On the field, of course, he reinvented an almost non-existent wheel. He made South African cricket look at wrist-spin in a whole new light.
It wasn’t easy at the start, because South African spinners are taught to be quiet and reserved from the minute they turn one.
Highlights in the hair, airplane celebrations as if he was Allan Donald - the man has been a delightful assault of the notoriously conservative South African senses.
And he is a vividly proud South African, too.
You only need to see him tug at the badge leaving a victory song to know what it means to him.
We need more Tahirs in the world. Now, more than ever.
Everyone is Bhai to Tahir. Everyone. Bhai is brother, of course, and it is a small mark of respect and equality. Everyone is a Bhai.
This week, we were reminded that this world still had too many people who would prefer us to be divided, rather than be blissfully Bhai.

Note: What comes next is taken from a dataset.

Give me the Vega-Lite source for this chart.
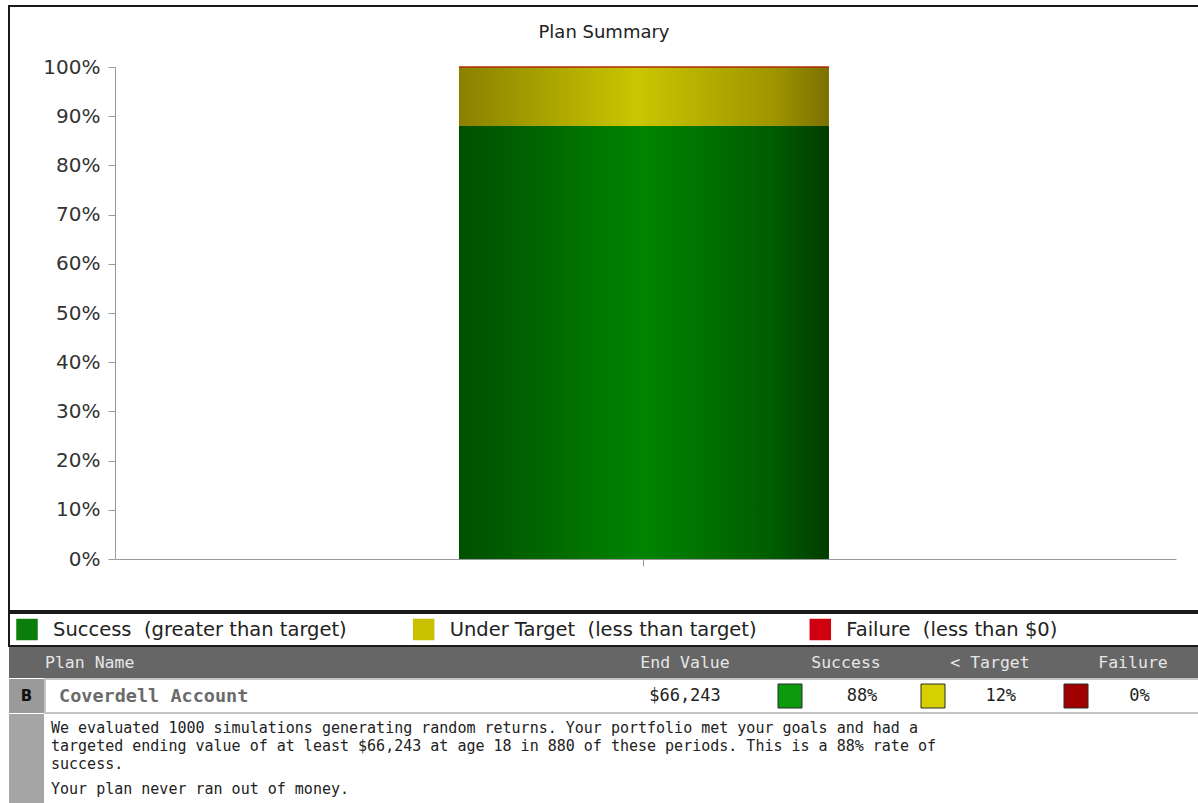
{
  "$schema": "https://vega.github.io/schema/vega-lite/v6.json",
  "padding": {"left": 8, "top": 5, "right": 0, "bottom": 0},
  "background": "white",
  "spacing": 0,
  "config": {
    "view": {"stroke": null},
    "concat": {"spacing": 0},
    "font": "DejaVu Sans"
  },
  "resolve": {"scale": {"x": "independent", "y": "independent", "color": "independent", "fill": "independent"}},
  "datasets": {
    "outcomes": [
      {"plan": "Coverdell Account", "outcome": "Success", "legend": "Success\u00a0 (greater than target)", "share": 0.88, "order": 1},
      {"plan": "Coverdell Account", "outcome": "Under Target", "legend": "Under Target\u00a0 (less than target)", "share": 0.12, "order": 2},
      {"plan": "Coverdell Account", "outcome": "Failure", "legend": "Failure\u00a0 (less than $0)", "share": 0.0, "order": 3}
    ],
    "plans": [
      {"marker": "B", "plan": "Coverdell Account", "endValue": 66243}
    ],
    "columns": [
      {"col": 0, "label": "Plan Name"},
      {"col": 1, "label": "End Value"},
      {"col": 2, "label": "Success"},
      {"col": 3, "label": "< Target"},
      {"col": 4, "label": "Failure"}
    ],
    "notes": [
      {"para": 1, "text": "We evaluated 1000 simulations generating random returns. Your portfolio met your goals and had a\ntargeted ending value of at least $66,243 at age 18 in 880 of these periods. This is a 88% rate of\nsuccess."},
      {"para": 2, "text": "Your plan never ran out of money."}
    ]
  },
  "vconcat": [
    {
      "width": 1190,
      "height": 605,
      "view": {"stroke": "#1a1a1a", "strokeWidth": 2, "fill": "white"},
      "title": {"text": "Plan Summary", "anchor": "middle", "frame": "group", "offset": -36, "font": "DejaVu Sans", "fontSize": 18, "fontWeight": "normal", "color": "#222222"},
      "data": {"name": "outcomes"},
      "transform": [
        {"stack": "share", "groupby": ["plan"], "sort": [{"field": "order", "order": "ascending"}], "as": ["lo", "hi"]}
      ],
      "encoding": {
        "x": {
          "field": "plan", "type": "nominal",
          "scale": {"range": [106, 1167], "paddingInner": 0, "paddingOuter": 0.9338, "align": 0.4978},
          "axis": {"orient": "bottom", "offset": -52, "labels": false, "title": null, "ticks": true, "tickSize": 7, "domainColor": "#999999", "tickColor": "#999999", "grid": false}
        },
        "y": {
          "field": "lo", "type": "quantitative",
          "scale": {"domain": [0, 1], "range": [553, 61], "nice": false, "zero": false},
          "axis": {"orient": "left", "offset": -106, "values": [0, 0.1, 0.2, 0.3, 0.4, 0.5, 0.6, 0.7, 0.8, 0.9, 1], "format": ".0%", "title": null, "grid": false, "domainColor": "#999999", "tickColor": "#999999", "tickSize": 7, "labelPadding": 8, "labelFont": "DejaVu Sans", "labelFontSize": 20, "labelColor": "#333333"}
        },
        "y2": {"field": "hi"}
      },
      "layer": [
        {
          "transform": [{"filter": "datum.outcome === 'Success'"}],
          "mark": {
            "type": "bar",
            "color": {"gradient": "linear", "x1": 0, "x2": 1, "y1": 0, "y2": 0,
              "stops": [
                {"offset": 0, "color": "#004f00"},
                {"offset": 0.5, "color": "#008400"},
                {"offset": 0.85, "color": "#005c00"},
                {"offset": 1, "color": "#003c00"}
              ]}
          }
        },
        {
          "transform": [{"filter": "datum.outcome === 'Under Target'"}],
          "mark": {
            "type": "bar",
            "color": {"gradient": "linear", "x1": 0, "x2": 1, "y1": 0, "y2": 0,
              "stops": [
                {"offset": 0, "color": "#8a8100"},
                {"offset": 0.48, "color": "#cac600"},
                {"offset": 0.85, "color": "#9f9500"},
                {"offset": 1, "color": "#7a7100"}
              ]}
          }
        },
        {
          "transform": [{"filter": "datum.outcome === 'Failure'"}],
          "mark": {"type": "bar", "color": "#b02a00", "stroke": "#b02a00", "strokeWidth": 1.5}
        }
      ]
    },
    {
      "width": 1190,
      "height": 33,
      "view": {"stroke": "#1a1a1a", "strokeWidth": 2, "fill": "white"},
      "data": {"name": "outcomes"},
      "resolve": {"scale": {"x": "independent"}},
      "layer": [
        {
          "mark": {"type": "square", "size": 462, "opacity": 1},
          "encoding": {
            "x": {"field": "outcome", "type": "nominal",
              "scale": {"type": "point", "domain": ["Success", "Under Target", "Failure"], "range": [18, 811.3], "padding": 0}, "axis": null},
            "color": {"field": "outcome", "type": "nominal",
              "scale": {"domain": ["Success", "Under Target", "Failure"], "range": ["#0b7d0b", "#c8c000", "#d00010"]}, "legend": null}
          }
        },
        {
          "mark": {"type": "text", "align": "left", "baseline": "middle", "font": "DejaVu Sans", "fontSize": 19.5, "color": "#222222"},
          "encoding": {
            "x": {"field": "outcome", "type": "nominal",
              "scale": {"type": "point", "domain": ["Success", "Under Target", "Failure"], "range": [44, 837.3], "padding": 0}, "axis": null},
            "text": {"field": "legend"}
          }
        }
      ]
    },
    {
      "width": 1190,
      "height": 31,
      "view": {"fill": "#666666", "stroke": null},
      "data": {"name": "columns"},
      "encoding": {
        "x": {"field": "col", "type": "quantitative",
          "scale": {"domain": [0, 1, 2, 3, 4], "range": [36, 676, 837, 981, 1124], "nice": false, "zero": false}, "axis": null},
        "text": {"field": "label"}
      },
      "layer": [
        {
          "transform": [{"filter": "datum.col === 0"}],
          "mark": {"type": "text", "align": "left", "baseline": "middle", "font": "DejaVu Sans Mono", "fontSize": 16.5, "color": "#e6e6e6"}
        },
        {
          "transform": [{"filter": "datum.col > 0"}],
          "mark": {"type": "text", "align": "center", "baseline": "middle", "font": "DejaVu Sans Mono", "fontSize": 16.5, "color": "#e6e6e6"}
        }
      ]
    },
    {
      "spacing": 0,
      "hconcat": [
        {
          "width": 35,
          "height": 34,
          "view": {"fill": "#9a9a9a", "stroke": null},
          "data": {"name": "plans"},
          "mark": {"type": "text", "align": "center", "baseline": "middle", "font": "DejaVu Sans", "fontWeight": "bold", "fontSize": 15, "color": "#111111"},
          "encoding": {"text": {"field": "marker"}}
        },
        {
          "width": 1155,
          "height": 34,
          "view": {"fill": "white", "stroke": "#c4c4c4", "strokeWidth": 2},
          "resolve": {"scale": {"x": "independent"}},
          "layer": [
            {
              "data": {"name": "plans"},
              "mark": {"type": "text", "align": "left", "baseline": "middle", "font": "DejaVu Sans Mono", "fontWeight": "bold", "fontSize": 18.5, "color": "#6b6b6b"},
              "encoding": {
                "x": {"datum": 0, "type": "quantitative", "scale": {"domain": [0, 1], "range": [14, 640], "nice": false, "zero": false}, "axis": null},
                "text": {"field": "plan"}
              }
            },
            {
              "data": {"name": "plans"},
              "mark": {"type": "text", "align": "center", "baseline": "middle", "font": "DejaVu Sans Mono", "fontSize": 17, "color": "#222222"},
              "encoding": {
                "x": {"datum": 1, "type": "quantitative", "scale": {"domain": [0, 1], "range": [14, 640], "nice": false, "zero": false}, "axis": null},
                "text": {"field": "endValue", "type": "quantitative", "format": "$,.0f"}
              }
            },
            {
              "data": {"name": "outcomes"},
              "mark": {"type": "square", "size": 576, "opacity": 1, "stroke": "#2a2a2a", "strokeWidth": 1},
              "encoding": {
                "x": {"field": "outcome", "type": "nominal",
                  "scale": {"type": "point", "domain": ["Success", "Under Target", "Failure"], "range": [745, 1031], "padding": 0}, "axis": null},
                "fill": {"field": "outcome", "type": "nominal",
                  "scale": {"domain": ["Success", "Under Target", "Failure"], "range": ["#0a9a0a", "#d6d000", "#a00000"]}, "legend": null}
              }
            },
            {
              "data": {"name": "outcomes"},
              "mark": {"type": "text", "align": "center", "baseline": "middle", "font": "DejaVu Sans Mono", "fontSize": 17, "color": "#222222"},
              "encoding": {
                "x": {"field": "outcome", "type": "nominal",
                  "scale": {"type": "point", "domain": ["Success", "Under Target", "Failure"], "range": [817, 1094.5], "padding": 0}, "axis": null},
                "text": {"field": "share", "type": "quantitative", "format": ".0%"}
              }
            }
          ]
        }
      ]
    },
    {
      "spacing": 0,
      "hconcat": [
        {
          "width": 35,
          "height": 95,
          "view": {"fill": "#a5a5a5", "stroke": null},
          "data": {"name": "plans"},
          "mark": {"type": "text", "align": "center", "baseline": "middle", "fontSize": 1, "opacity": 0},
          "encoding": {"text": {"field": "marker"}}
        },
        {
          "width": 1155,
          "height": 95,
          "view": {"fill": "white", "stroke": null},
          "data": {"name": "notes"},
          "mark": {"type": "text", "align": "left", "baseline": "top", "lineBreak": "\n", "lineHeight": 17.8, "font": "DejaVu Sans Mono", "fontSize": 15, "color": "#222222"},
          "encoding": {
            "x": {"datum": 0, "type": "quantitative", "scale": {"domain": [0, 1], "range": [7, 1155], "nice": false, "zero": false}, "axis": null},
            "y": {"field": "para", "type": "quantitative", "scale": {"domain": [1, 2], "range": [7, 68], "nice": false, "zero": false}, "axis": null},
            "text": {"field": "text"}
          }
        }
      ]
    }
  ]
}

This week, we were viciously reminded how sick and twisted this world we live in is, sometimes.
With a twist of the calendar, those Bangladesh players scurrying for their lives in that mosque could have been Tahir, Tabraiz Shamsi and Hashim Amla on tour. They also go to prayers. They also feel the assault on their religion.
Consider that for a moment. Tahir has been immense for his country, and his influence will be felt for a long, long time.
Smiling, spinning and thrilling. Truly, we need more Tahirs in the world.